Florida, whose judges file the same financial disclosure reports as other state public officials, earned credit for requiring judges to report specific dollar amounts in various sections of its forms, a level of detail uncommon among other states. When reporting income, judges can either fill out sections of the disclosure asking for the source of income exceeding $1,000, as well as the exact amount, or they can attach a copy of their federal income tax return with their financial disclosure.

Weaknesses:

Florida lost points in most grading categories because it does not make judges disclose information about the financial interests of their spouses or children.
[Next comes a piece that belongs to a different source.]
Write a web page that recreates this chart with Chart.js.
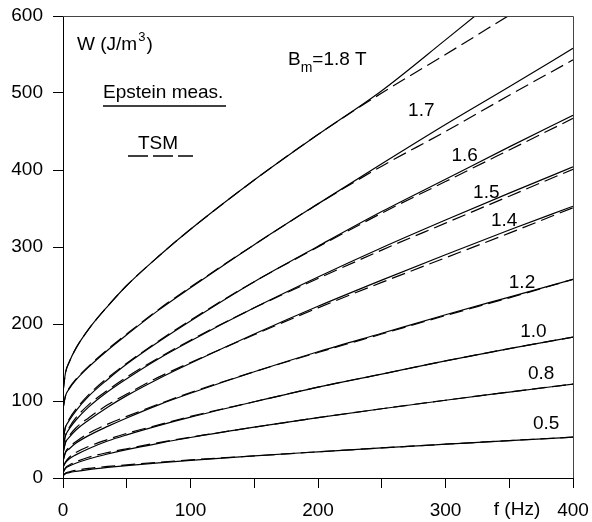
<!DOCTYPE html>
<html>
<head>
<meta charset="utf-8">
<script src="https://cdn.jsdelivr.net/npm/chart.js@4.4.0/dist/chart.umd.min.js"></script>
<style>
  html, body { margin: 0; padding: 0; background: #fff; }
  #wrap { width: 592px; height: 522px; }
</style>
</head>
<body>
<div id="wrap"><canvas id="chartOne" width="592" height="522"></canvas></div>
<script>
const freq = [0, 2, 5, 10, 20, 35, 50, 75, 100, 150, 200, 250, 300, 350, 400];

// W (J/m3), Epstein measurement (solid) and TSM (dashed), per Bm
const eps18 = [112, 137, 151, 168, 193, 223, 250, 288, 323, 387, 446, 503, 569, 636, 703];
const tsm18 = [112, 137, 151, 168, 193, 223, 250, 288, 323, 387, 446, 500, 550, 601, 652];
const eps17 = [90, 107, 116, 127, 144, 166, 186, 218, 247, 303, 356, 408, 459, 508, 558];
const tsm17 = [90, 107, 117, 128, 145, 167, 187, 219, 248, 303, 356, 405, 450, 497, 543];
const eps16 = [50, 66, 75, 87, 106, 128, 148, 177, 204, 255, 301, 346, 388, 430, 471];
const tsm16 = [50, 67, 77, 89, 108, 130, 149, 178, 205, 255, 300, 344, 385, 426, 467];
const eps15 = [40, 55, 64, 75, 92, 112, 129, 155, 178, 221, 261, 299, 335, 370, 404];
const tsm15 = [40, 56, 66, 78, 95, 114, 131, 156, 179, 221, 259, 296, 331, 366, 401];
const eps14 = [32, 46, 53, 62, 75, 92, 107, 129, 149, 187, 223, 257, 290, 322, 353];
const tsm14 = [32, 47, 55, 65, 78, 95, 109, 131, 150, 186, 221, 254, 286, 318, 351];
const eps12 = [22, 33, 38, 45, 55, 67, 78, 95, 110, 138, 164, 188, 212, 235, 258];
const tsm12 = [22, 34, 40, 47, 58, 70, 80, 96, 111, 138, 163, 187, 211, 234, 258];
const eps10 = [14, 20, 25, 30, 38, 48, 56, 68, 79, 99, 118, 135, 152, 168, 183];
const tsm10 = [14, 21, 27, 33, 41, 50, 58, 69, 80, 99, 118, 135, 152, 168, 183];
const eps08 = [7, 12.5, 15.6, 19.2, 24.7, 31.2, 36.8, 45, 52.6, 66, 78.3, 89.9, 101, 111.6, 122];
const tsm08 = [7, 13.5, 17, 21, 27, 33, 38, 46, 53, 66, 78.3, 89.9, 101, 111.6, 122];
const eps05 = [3, 5.7, 7, 8.5, 10.9, 13.7, 16.1, 19.7, 22.9, 28.7, 34, 39.1, 43.9, 48.6, 53];
const tsm05 = [3, 6.5, 8, 10, 12.5, 15, 17, 20.5, 23.5, 28.7, 34, 39.1, 43.9, 48.6, 53];

// curve labels and where they sit (f, W)
const curveLabels = ["1.7", "1.6", "1.5", "1.4", "1.2", "1.0", "0.8", "0.5"];
const labelAt = [[281, 477], [315, 418], [332, 370], [346, 334], [360, 253], [369, 190], [375, 135], [379, 71]];

const FONT = "'Liberation Sans', Arial, Helvetica, sans-serif";

function series(vals, dashed) {
  return {
    data: freq.map((f, i) => ({ x: f, y: vals[i] })),
    borderColor: "#000",
    borderWidth: 1.2,
    borderDash: dashed ? [14, 6] : [],
    pointRadius: 0,
    cubicInterpolationMode: "monotone",
    clip: 0,
    fill: false
  };
}

const pairs = [
  [eps18, tsm18], [eps17, tsm17], [eps16, tsm16], [eps15, tsm15], [eps14, tsm14],
  [eps12, tsm12], [eps10, tsm10], [eps08, tsm08], [eps05, tsm05]
];
const datasets = [];
pairs.forEach(p => { datasets.push(series(p[0], false)); datasets.push(series(p[1], true)); });

const overlay = {
  id: "overlay",
  afterDatasetsDraw(chart) {
    const ctx = chart.ctx, a = chart.chartArea;
    const xs = chart.scales.x, ys = chart.scales.y;
    ctx.save();
    // top and right frame
    ctx.strokeStyle = "#444";
    ctx.lineWidth = 1;
    ctx.beginPath();
    ctx.moveTo(a.left, a.top + 0.5);
    ctx.lineTo(a.right + 0.5, a.top + 0.5);
    ctx.lineTo(a.right + 0.5, a.bottom);
    ctx.stroke();

    ctx.fillStyle = "#000";
    ctx.textBaseline = "alphabetic";
    ctx.textAlign = "left";
    ctx.font = "19px " + FONT;

    // axis title W (J/m3)
    let t = "W (J/m";
    ctx.fillText(t, 77, 50);
    let w = ctx.measureText(t).width;
    ctx.font = "13px " + FONT;
    ctx.fillText("3", 77 + w + 1, 41);
    let w3 = ctx.measureText("3").width;
    ctx.font = "19px " + FONT;
    ctx.fillText(")", 77 + w + w3 + 2, 50);

    // B_m = 1.8 T
    ctx.fillText("B", 288, 65);
    let wb = ctx.measureText("B").width;
    ctx.font = "14px " + FONT;
    ctx.fillText("m", 288 + wb, 72);
    let wm = ctx.measureText("m").width;
    ctx.font = "19px " + FONT;
    ctx.fillText("=1.8 T", 288 + wb + wm, 65);

    // legend
    ctx.fillText("Epstein meas.", 103, 98);
    ctx.fillText("TSM", 138, 149);
    ctx.strokeStyle = "#000";
    ctx.lineWidth = 1.3;
    ctx.beginPath();
    ctx.moveTo(103, 106); ctx.lineTo(226, 106);
    ctx.stroke();
    ctx.setLineDash([20, 5]);
    ctx.beginPath();
    ctx.moveTo(128, 156); ctx.lineTo(193, 156);
    ctx.stroke();
    ctx.setLineDash([]);

    // x axis name
    ctx.textAlign = "center";
    ctx.textBaseline = "middle";
    ctx.fillText("f (Hz)", 517, 510);

    // curve labels
    curveLabels.forEach((s, i) => {
      ctx.fillText(s, xs.getPixelForValue(labelAt[i][0]), ys.getPixelForValue(labelAt[i][1]));
    });
    ctx.restore();
  }
};

new Chart(document.getElementById("chartOne"), {
  type: "line",
  data: { datasets },
  plugins: [overlay],
  options: {
    responsive: false,
    animation: false,
    layout: { padding: { top: 16, right: 19, left: 0, bottom: 0 } },
    plugins: { legend: { display: false }, tooltip: { enabled: false } },
    scales: {
      x: {
        type: "linear",
        min: 0,
        max: 400,
        afterFit: s => { s.height = 44; s.paddingLeft = 0; s.paddingRight = 0; },
        ticks: {
          stepSize: 50,
          autoSkip: false,
          maxRotation: 0,
          padding: 11,
          color: "#000",
          font: { family: FONT, size: 19 },
          callback: v => (v % 100 === 0 ? String(v) : "")
        },
        grid: { drawOnChartArea: false, drawTicks: true, tickLength: 10, color: "#000" },
        border: { color: "#000", width: 1 }
      },
      y: {
        min: 0,
        max: 600,
        afterFit: s => { s.width = 63; s.paddingTop = 0; s.paddingBottom = 0; },
        ticks: {
          stepSize: 100,
          padding: 10,
          color: "#000",
          font: { family: FONT, size: 19 }
        },
        grid: { drawOnChartArea: false, drawTicks: true, tickLength: 10, color: "#000" },
        border: { color: "#000", width: 1 }
      }
    }
  }
});
</script>
</body>
</html>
The Sunshine State scored the lowest — 3.5 out of 20 possible points — in the section on gifts and reimbursements. The state does not require judges to report when they are reimbursed for travel, food and other expenses. As stipulated in Florida’s Code of Judicial Conduct, judges are required to file additional financial disclosure reports with the state’s Judicial Qualifications Commission, disclosing the names of any businesses in which they have a financial interest. Those forms are kept sealed, though, except in certain circumstances when they may be reviewed by parties to a case.

Highlights:

Florida is the only state that requires judges to calculate their net worth on their financial disclosure filings. Included in the net worth calculation is the aggregate value of “household goods and personal effects,” such as jewelry, art and vehicles. Justice Barbara Pariente, with a 2012 net worth totaling more than $3.6 million, is the wealthiest of Florida’s seven Supreme Court justices. Justice Charles Canady reported a net worth of nearly $475,000, making him the least wealthy justice on the bench.